Since Western explorers discovered Antarctica 200 years ago, human activity has been increasing. Now, more than 30 countries operate scientific stations in Antarctica, more than 50,000 tourists visit each year, and new infrastructure continues to be developed to meet this rising demand.
Determining if our activities have compromised Antarctica's wilderness has, however, remained difficult.
Our study, published today in Nature, seeks to change that. Using a new "ecological informatics" approach, we've drawn together every available recorded visit by humans to the continent, over its 200 year history.
We found human activity across Antarctica has been extensive, especially in the ice-free and coastal areas, but that's where most biodiversity is found. This means wilderness areas—parts of the continent largely untouched by human activity—do not capture many of the continent's important biodiversity sites.
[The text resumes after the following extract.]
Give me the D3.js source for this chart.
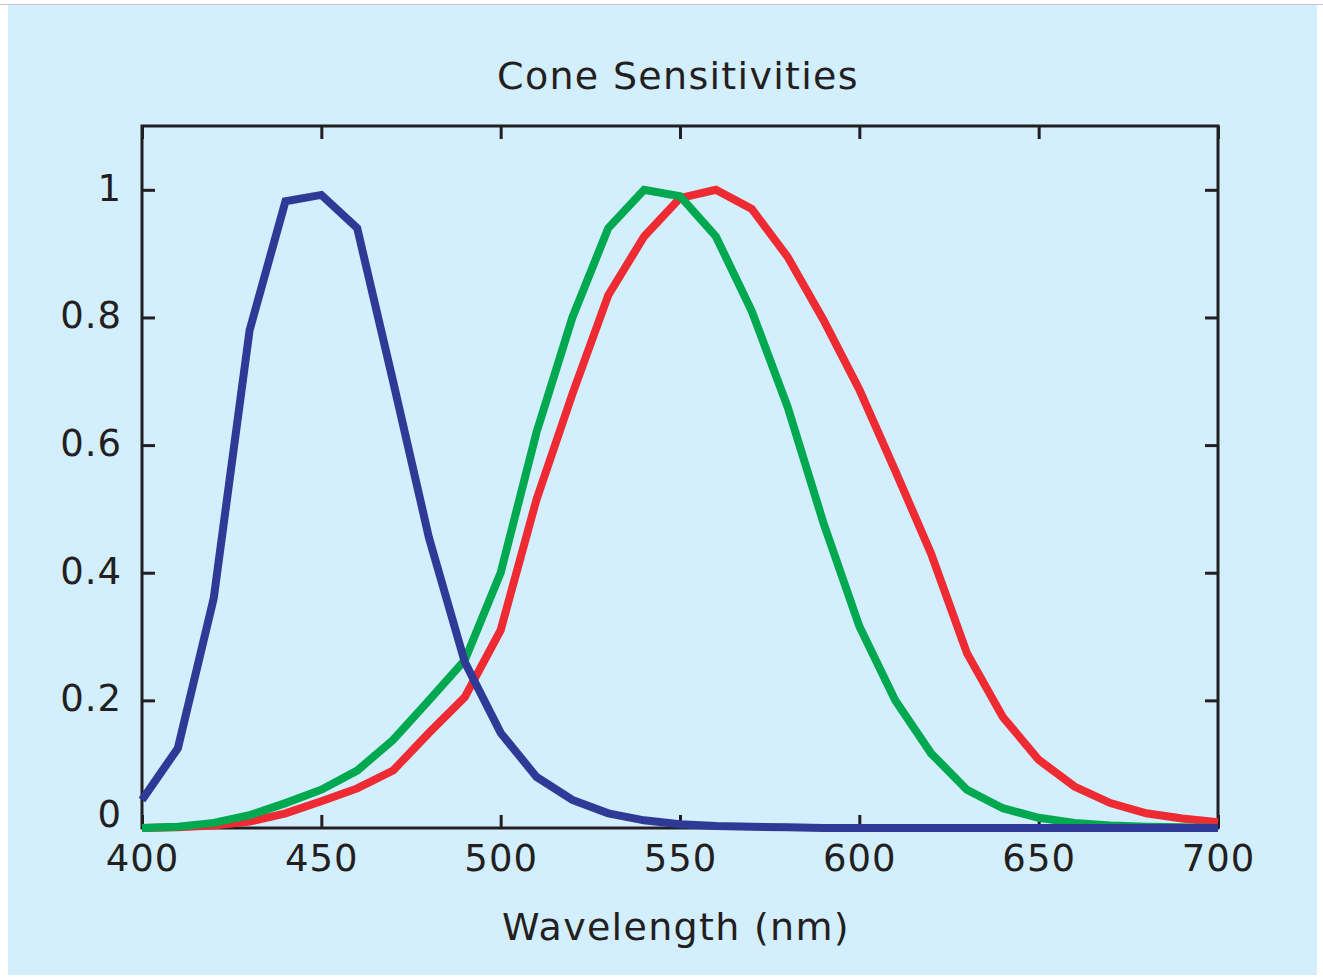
<!DOCTYPE html>
<html>
<head>
<meta charset="utf-8">
<script src="https://cdn.jsdelivr.net/npm/d3@7"></script>
<style>
  html, body { margin: 0; padding: 0; background: #ffffff; }
  svg { display: block; }
</style>
</head>
<body>
<svg id="chart" width="1323" height="978"></svg>
<script>
// ---- data ----
const wavelengths = [400,410,420,430,440,450,460,470,480,490,500,510,520,530,540,550,560,570,580,590,600,610,620,630,640,650,660,670,680,690,700];
const sCone = [0.044,0.125,0.36,0.78,0.982,0.992,0.94,0.70,0.455,0.26,0.149,0.080,0.044,0.023,0.012,0.006,0.003,0.002,0.001,0,0,0,0,0,0,0,0,0,0,0,0];
const mCone = [0,0.002,0.008,0.020,0.039,0.060,0.090,0.138,0.200,0.263,0.400,0.620,0.800,0.940,1.000,0.990,0.927,0.810,0.660,0.478,0.316,0.200,0.117,0.060,0.031,0.016,0.008,0.004,0.002,0.001,0];
const lCone = [0,0.001,0.004,0.010,0.023,0.042,0.062,0.090,0.149,0.205,0.310,0.515,0.680,0.835,0.927,0.987,1.000,0.970,0.895,0.796,0.687,0.560,0.430,0.274,0.174,0.107,0.065,0.039,0.023,0.015,0.009];
const xTickValues = [400,450,500,550,600,650,700];
const xTickLabels = ["400","450","500","550","600","650","700"];
const yTickValues = [0,0.2,0.4,0.6,0.8,1];
const yTickLabels = ["0","0.2","0.4","0.6","0.8","1"];
const titleText = "Cone Sensitivities";
const xLabelText = "Wavelength (nm)";

const series = [
  { name: "L", values: lCone, color: "#ee2a32" },
  { name: "M", values: mCone, color: "#00a84f" },
  { name: "S", values: sCone, color: "#2e3a96" }
];

// ---- layout ----
const W = 1323, H = 978;
const plot = { left: 142, right: 1218, top: 126, bottom: 828 };
const ink = "#231f20";
const font = "'DejaVu Sans', sans-serif";

const svg = d3.select("#chart");

// page background + panel
svg.append("rect").attr("x", 0).attr("y", 0).attr("width", W).attr("height", H).attr("fill", "#ffffff");
svg.append("rect").attr("x", 8).attr("y", 5).attr("width", W - 14).attr("height", H - 8).attr("fill", "#d3eefc");
svg.append("line").attr("x1", 0).attr("x2", W).attr("y1", 4.5).attr("y2", 4.5)
  .attr("stroke", "#c4c4c4").attr("stroke-width", 1);

const x = d3.scaleLinear().domain([400, 700]).range([plot.left, plot.right]);
const y = d3.scaleLinear().domain([0, 1.1]).range([plot.bottom, plot.top]);

const fmtY = (d) => yTickLabels[yTickValues.indexOf(d)];
const fmtX = (d) => xTickLabels[xTickValues.indexOf(d)];

function styleAxis(g) {
  g.select(".domain").remove();
  g.selectAll(".tick line").attr("stroke", ink).attr("stroke-width", 3);
  g.selectAll(".tick text").attr("fill", ink).attr("font-family", font).attr("font-size", 37)
    .attr("letter-spacing", 1);
}

// bottom axis with labels
svg.append("g").attr("transform", `translate(0,${plot.bottom})`)
  .call(d3.axisBottom(x).tickValues(xTickValues).tickFormat(fmtX).tickSize(-13).tickPadding(17))
  .call(styleAxis);
// top axis (ticks only)
svg.append("g").attr("transform", `translate(0,${plot.top})`)
  .call(d3.axisTop(x).tickValues(xTickValues).tickFormat("").tickSize(-13))
  .call(styleAxis);
// left axis with labels
const yAxisG = svg.append("g").attr("transform", `translate(${plot.left},0)`)
  .call(d3.axisLeft(y).tickValues(yTickValues).tickFormat(fmtY).tickSize(-13).tickPadding(20))
  .call(styleAxis);
yAxisG.selectAll(".tick text").attr("dy", (d) => d === 0 ? "-0.05em" : "0.28em");
// right axis (ticks only)
svg.append("g").attr("transform", `translate(${plot.right},0)`)
  .call(d3.axisRight(y).tickValues(yTickValues).tickFormat("").tickSize(-13))
  .call(styleAxis);

// frame
svg.append("rect")
  .attr("x", plot.left).attr("y", plot.top)
  .attr("width", plot.right - plot.left).attr("height", plot.bottom - plot.top)
  .attr("fill", "none").attr("stroke", ink).attr("stroke-width", 3);

// curves
const line = d3.line()
  .x((d, i) => x(wavelengths[i]))
  .y((d) => y(d));

svg.append("g").selectAll("path")
  .data(series)
  .join("path")
  .attr("d", (s) => line(s.values))
  .attr("fill", "none")
  .attr("stroke", (s) => s.color)
  .attr("stroke-width", 8)
  .attr("stroke-linejoin", "miter")
  .attr("stroke-linecap", "butt");

// title
svg.append("text")
  .attr("x", 678)
  .attr("y", 89)
  .attr("text-anchor", "middle")
  .attr("font-family", font)
  .attr("font-size", 38)
  .attr("letter-spacing", 1.3)
  .attr("fill", ink)
  .text(titleText);

// x label
svg.append("text")
  .attr("x", 676)
  .attr("y", 940)
  .attr("text-anchor", "middle")
  .attr("font-family", font)
  .attr("font-size", 38)
  .attr("letter-spacing", 1.3)
  .attr("fill", ink)
  .text(xLabelText);
</script>
</body>
</html>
One of the world's largest intact wildernesses
So just how large is the Antarctic wilderness? For the first time, our study calculated this area and how much biodiversity it captures. And, like all good questions, the answer is "that depends".
If we think of Antarctica in the same way as every other continent, then the whole of Antarctica is a wilderness. It has no farms, no cities, no suburbs, no malls, no factories. And for a continent so large, it has very few people.
But Antarctica is too different to compare to other continents—it should be held to a higher standard. And so we define "wilderness" as the areas that aren't highly impacted by people. This would exclude, for example, tourist areas and scientific stations. And under this definition, the wilderness area is still large.
It's about 13,598,148 square kilometres, or more than 99% of the continent. Only the wilderness in the vast forested areas of the far Northern Hemisphere is larger. Roughly, this area is nearly twice the size of Australia.
On the other hand, the inviolate areas (places free from human interference) that the Antarctic Treaty Parties are obliged to identify and protect are dwindling rapidly.
Our analyses suggest less than 32% of the continent includes large, unvisited areas. And even that's an overestimate. Not all visits have been recorded, and several new traverses—crossing large tracts of unvisited areas—are being planned.
Wilderness areas have poor biodiversity value
If so much of the continent remains "wild", how much of Antarctica's biodiversity lives within these areas?
Surprisingly few sites considered really important for Antarctic biodiversity are represented in the "un-impacted" wilderness area.
For example, only 16% of the continent's Important Bird Areas (areas identified internationally as critical for bird conservation) are located in wilderness areas. And only 25% of protected areas established for their species or ecosystem value, and less than 7% of sites with recorded species, are in wilderness areas.
This outcome is surprising because wilderness areas elsewhere, like the Amazon rainforest, are typically valued as crucial habitat for biodiversity.
Inviolate areas have seemingly even less biodiversity value. This is because people have mostly had to visit Antarctic sites to collect species data.
In the future, remote sensing technologies might allow us to investigate and monitor pristine areas without setting foot in them. But for now, most of our knowledge of Antarctic species comes from places that have been impacted to some extent by people.
How does human activity threaten Antarctic biodiversity?
Antarctica's remaining wilderness areas need urgent protection from increasing human activity.
Even passing human disturbance can impact the biodiversity and wilderness value of sites. For example, sensitive vegetation and soil communities can take years to recover from trampling.
Increasing movement around the continent also increases the risk people will transfer species between isolated regions, or introduce new alien species to Antarctica.
So how can we protect it?
Protecting the Antarctic wilderness could be achieved by expanding the existing Antarctic Specially Protected Areas network to include more wilderness and inviolate areas where policymakers would limit human activity.
When planning how we'll use Antarctica in the future, we could also consider the trade off between the benefits of science and tourism activities, and the value of retaining pristine wilderness and inviolate areas.
This could be done explicitly through the environmental impact assessments required for activities in the region. Currently, impacts on the wilderness value of sites are rarely considered.
We have an opportunity in Antarctica to protect some of the world's most intact and undisturbed environments, and prevent further erosion of Antarctica's remarkable wilderness value.